'''

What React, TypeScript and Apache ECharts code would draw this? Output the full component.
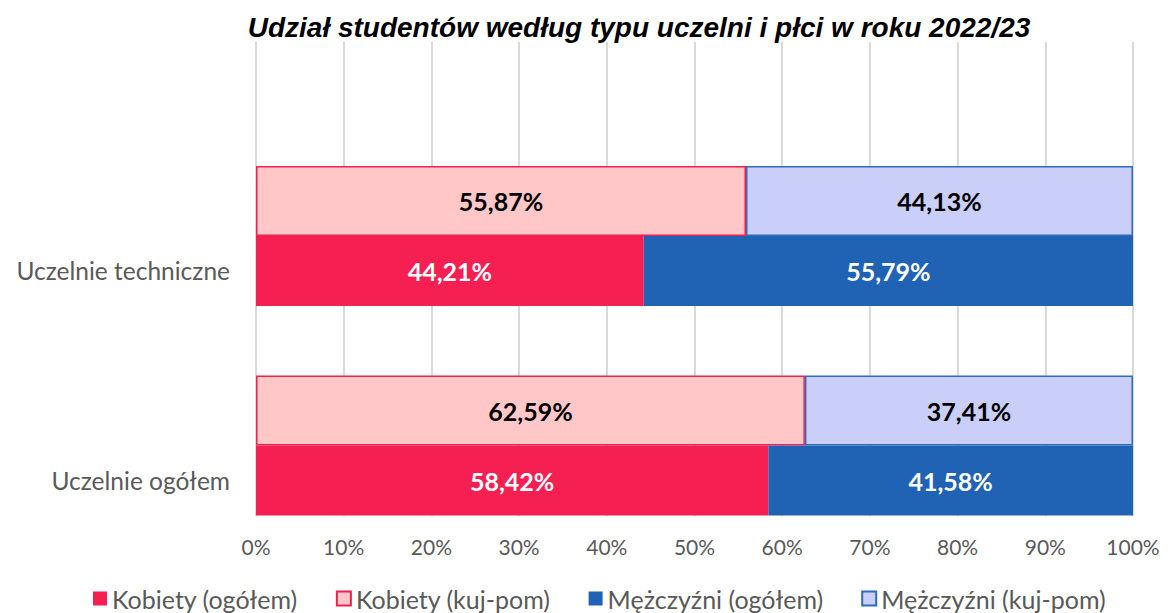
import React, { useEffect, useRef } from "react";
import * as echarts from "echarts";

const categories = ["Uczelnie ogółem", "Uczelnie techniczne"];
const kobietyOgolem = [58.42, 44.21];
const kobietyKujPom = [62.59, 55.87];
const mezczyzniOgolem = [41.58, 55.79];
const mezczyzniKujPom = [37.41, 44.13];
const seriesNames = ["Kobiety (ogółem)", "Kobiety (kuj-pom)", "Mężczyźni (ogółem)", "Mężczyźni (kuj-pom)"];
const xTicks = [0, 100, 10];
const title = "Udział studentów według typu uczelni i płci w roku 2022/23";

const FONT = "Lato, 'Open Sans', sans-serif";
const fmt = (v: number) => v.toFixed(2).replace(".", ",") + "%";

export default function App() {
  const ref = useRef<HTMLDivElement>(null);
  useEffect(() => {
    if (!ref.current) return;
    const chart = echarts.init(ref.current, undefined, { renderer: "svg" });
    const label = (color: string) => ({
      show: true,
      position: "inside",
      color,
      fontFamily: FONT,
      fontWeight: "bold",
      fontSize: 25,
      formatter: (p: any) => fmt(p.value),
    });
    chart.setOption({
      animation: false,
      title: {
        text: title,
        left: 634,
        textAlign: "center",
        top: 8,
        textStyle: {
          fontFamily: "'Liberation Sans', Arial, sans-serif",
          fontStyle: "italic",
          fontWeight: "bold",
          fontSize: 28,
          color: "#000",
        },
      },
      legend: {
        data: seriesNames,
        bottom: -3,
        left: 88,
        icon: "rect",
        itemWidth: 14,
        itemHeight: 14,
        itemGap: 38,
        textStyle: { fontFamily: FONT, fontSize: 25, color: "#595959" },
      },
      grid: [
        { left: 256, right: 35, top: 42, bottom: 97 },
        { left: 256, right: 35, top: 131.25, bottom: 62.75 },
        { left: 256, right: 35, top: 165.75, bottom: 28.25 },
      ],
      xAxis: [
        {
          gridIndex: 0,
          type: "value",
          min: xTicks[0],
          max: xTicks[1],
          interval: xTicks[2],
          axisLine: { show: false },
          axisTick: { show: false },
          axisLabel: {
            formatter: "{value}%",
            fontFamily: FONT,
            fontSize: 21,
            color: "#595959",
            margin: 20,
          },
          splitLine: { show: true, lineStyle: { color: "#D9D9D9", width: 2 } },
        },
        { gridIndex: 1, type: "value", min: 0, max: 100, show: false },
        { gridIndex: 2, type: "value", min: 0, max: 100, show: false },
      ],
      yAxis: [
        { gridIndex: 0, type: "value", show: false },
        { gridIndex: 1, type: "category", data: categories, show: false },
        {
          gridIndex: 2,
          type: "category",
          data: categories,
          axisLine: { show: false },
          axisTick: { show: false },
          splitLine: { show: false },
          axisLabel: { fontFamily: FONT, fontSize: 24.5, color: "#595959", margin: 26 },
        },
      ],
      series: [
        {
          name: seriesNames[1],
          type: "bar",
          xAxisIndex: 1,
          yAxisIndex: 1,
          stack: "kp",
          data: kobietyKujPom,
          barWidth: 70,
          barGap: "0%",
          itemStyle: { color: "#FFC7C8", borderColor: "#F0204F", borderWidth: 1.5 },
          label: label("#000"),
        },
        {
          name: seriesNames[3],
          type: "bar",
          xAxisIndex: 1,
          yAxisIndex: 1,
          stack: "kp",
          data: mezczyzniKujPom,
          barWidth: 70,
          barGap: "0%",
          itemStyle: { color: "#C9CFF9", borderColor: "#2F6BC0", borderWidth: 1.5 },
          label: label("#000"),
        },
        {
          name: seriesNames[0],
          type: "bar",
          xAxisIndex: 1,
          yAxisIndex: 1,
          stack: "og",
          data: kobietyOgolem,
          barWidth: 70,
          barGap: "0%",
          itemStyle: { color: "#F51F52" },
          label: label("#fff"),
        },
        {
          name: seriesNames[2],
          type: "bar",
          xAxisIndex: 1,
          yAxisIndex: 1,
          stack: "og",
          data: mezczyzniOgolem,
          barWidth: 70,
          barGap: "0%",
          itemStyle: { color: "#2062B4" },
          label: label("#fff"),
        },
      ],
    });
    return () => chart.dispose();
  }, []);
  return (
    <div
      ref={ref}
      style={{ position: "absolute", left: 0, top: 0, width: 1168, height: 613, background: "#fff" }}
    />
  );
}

'''

### Exercise goal:
In your copy of the listing above, reproduce each line exactly and omit all pictures.

### Output for this task:
What React, TypeScript and Apache ECharts code would draw this? Output the full component.
import React, { useEffect, useRef } from "react";
import * as echarts from "echarts";

const categories = ["Uczelnie ogółem", "Uczelnie techniczne"];
const kobietyOgolem = [58.42, 44.21];
const kobietyKujPom = [62.59, 55.87];
const mezczyzniOgolem = [41.58, 55.79];
const mezczyzniKujPom = [37.41, 44.13];
const seriesNames = ["Kobiety (ogółem)", "Kobiety (kuj-pom)", "Mężczyźni (ogółem)", "Mężczyźni (kuj-pom)"];
const xTicks = [0, 100, 10];
const title = "Udział studentów według typu uczelni i płci w roku 2022/23";

const FONT = "Lato, 'Open Sans', sans-serif";
const fmt = (v: number) => v.toFixed(2).replace(".", ",") + "%";

export default function App() {
  const ref = useRef<HTMLDivElement>(null);
  useEffect(() => {
    if (!ref.current) return;
    const chart = echarts.init(ref.current, undefined, { renderer: "svg" });
    const label = (color: string) => ({
      show: true,
      position: "inside",
      color,
      fontFamily: FONT,
      fontWeight: "bold",
      fontSize: 25,
      formatter: (p: any) => fmt(p.value),
    });
    chart.setOption({
      animation: false,
      title: {
        text: title,
        left: 634,
        textAlign: "center",
        top: 8,
        textStyle: {
          fontFamily: "'Liberation Sans', Arial, sans-serif",
          fontStyle: "italic",
          fontWeight: "bold",
          fontSize: 28,
          color: "#000",
        },
      },
      legend: {
        data: seriesNames,
        bottom: -3,
        left: 88,
        icon: "rect",
        itemWidth: 14,
        itemHeight: 14,
        itemGap: 38,
        textStyle: { fontFamily: FONT, fontSize: 25, color: "#595959" },
      },
      grid: [
        { left: 256, right: 35, top: 42, bottom: 97 },
        { left: 256, right: 35, top: 131.25, bottom: 62.75 },
        { left: 256, right: 35, top: 165.75, bottom: 28.25 },
      ],
      xAxis: [
        {
          gridIndex: 0,
          type: "value",
          min: xTicks[0],
          max: xTicks[1],
          interval: xTicks[2],
          axisLine: { show: false },
          axisTick: { show: false },
          axisLabel: {
            formatter: "{value}%",
            fontFamily: FONT,
            fontSize: 21,
            color: "#595959",
            margin: 20,
          },
          splitLine: { show: true, lineStyle: { color: "#D9D9D9", width: 2 } },
        },
        { gridIndex: 1, type: "value", min: 0, max: 100, show: false },
        { gridIndex: 2, type: "value", min: 0, max: 100, show: false },
      ],
      yAxis: [
        { gridIndex: 0, type: "value", show: false },
        { gridIndex: 1, type: "category", data: categories, show: false },
        {
          gridIndex: 2,
          type: "category",
          data: categories,
          axisLine: { show: false },
          axisTick: { show: false },
          splitLine: { show: false },
          axisLabel: { fontFamily: FONT, fontSize: 24.5, color: "#595959", margin: 26 },
        },
      ],
      series: [
        {
          name: seriesNames[1],
          type: "bar",
          xAxisIndex: 1,
          yAxisIndex: 1,
          stack: "kp",
          data: kobietyKujPom,
          barWidth: 70,
          barGap: "0%",
          itemStyle: { color: "#FFC7C8", borderColor: "#F0204F", borderWidth: 1.5 },
          label: label("#000"),
        },
        {
          name: seriesNames[3],
          type: "bar",
          xAxisIndex: 1,
          yAxisIndex: 1,
          stack: "kp",
          data: mezczyzniKujPom,
          barWidth: 70,
          barGap: "0%",
          itemStyle: { color: "#C9CFF9", borderColor: "#2F6BC0", borderWidth: 1.5 },
          label: label("#000"),
        },
        {
          name: seriesNames[0],
          type: "bar",
          xAxisIndex: 1,
          yAxisIndex: 1,
          stack: "og",
          data: kobietyOgolem,
          barWidth: 70,
          barGap: "0%",
          itemStyle: { color: "#F51F52" },
          label: label("#fff"),
        },
        {
          name: seriesNames[2],
          type: "bar",
          xAxisIndex: 1,
          yAxisIndex: 1,
          stack: "og",
          data: mezczyzniOgolem,
          barWidth: 70,
          barGap: "0%",
          itemStyle: { color: "#2062B4" },
          label: label("#fff"),
        },
      ],
    });
    return () => chart.dispose();
  }, []);
  return (
    <div
      ref={ref}
      style={{ position: "absolute", left: 0, top: 0, width: 1168, height: 613, background: "#fff" }}
    />
  );
}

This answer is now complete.